I finally was able to “sink my teeth” into this one as it became available after being on hold for a number of months. This type of book is “right up my alley”!
Reading this brought to mind the story of the The Lost City of Z, a movie I had recently seen based on British Colonel Percy Fawcett’s excursions into the Amazon rainforest at the end of the 20th century. What is remarkable about Preston’s exploration project, is that it is so recent and in an area that really isn’t all that remote, at least in terms of distance from large populated, modern urban areas – unlike Amazonia was at the time of Percy’s missions.
The curse of the “White City” is another interesting aspect of this story, similar to King Tutankhamun’s curse, sensationalized by the press at the time of Howard Carter and Lord Carnarvon’s discovery nearly a century earlier. The curse of the Pharoah was blamed for the untimely death of Carnarvon within a few months of the discovery, as well as the mysterious death of his dog at precisely the same date and time back in England.
The twists and turns of this “true story” are as unpredictable as any work of fiction as it moves in the direction of medical findings and theories. With the details presented of the disease leishmaniasis, an affliction I’d never even heard of before but apparently one of the oldest, deadliest, and most durable “plagues” in all history, the archaeological digs seem to take a back seat.

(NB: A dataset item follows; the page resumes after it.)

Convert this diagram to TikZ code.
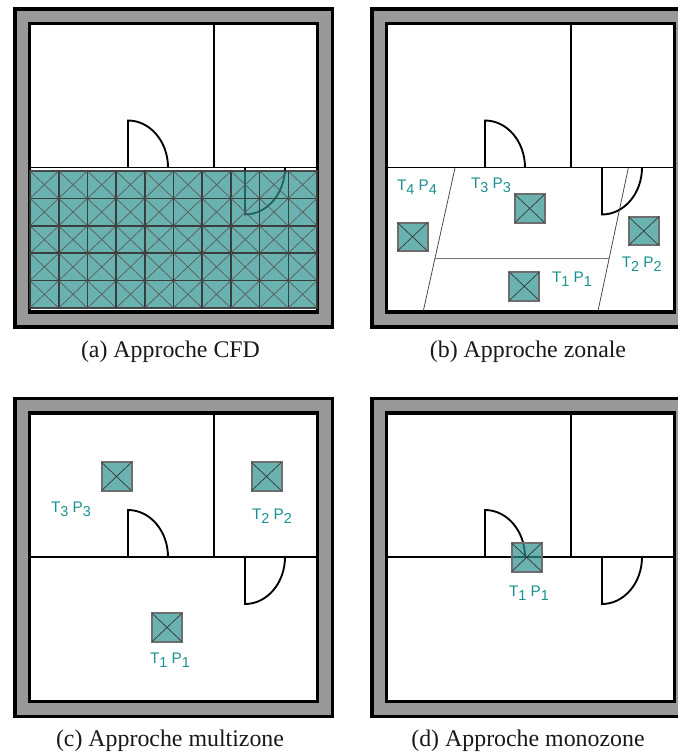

When the discovery of the ancient sites in the Honduran jungle were announced to the world it received some severe criticism from world-renowned archaeologists Rosemary Joyce and Christopher Hegley. Perhaps they had good points.
With my interest piqued upon completion of the book, I did a little research of my own to find that Begley, referred to as a “real-life Indiana Jones”, has had many adventurous missions and has published several successful books on his excursions.
All in all, I thoroughly enjoyed “The Lost City of the Monkey God” – it was indeed “right up my alley”!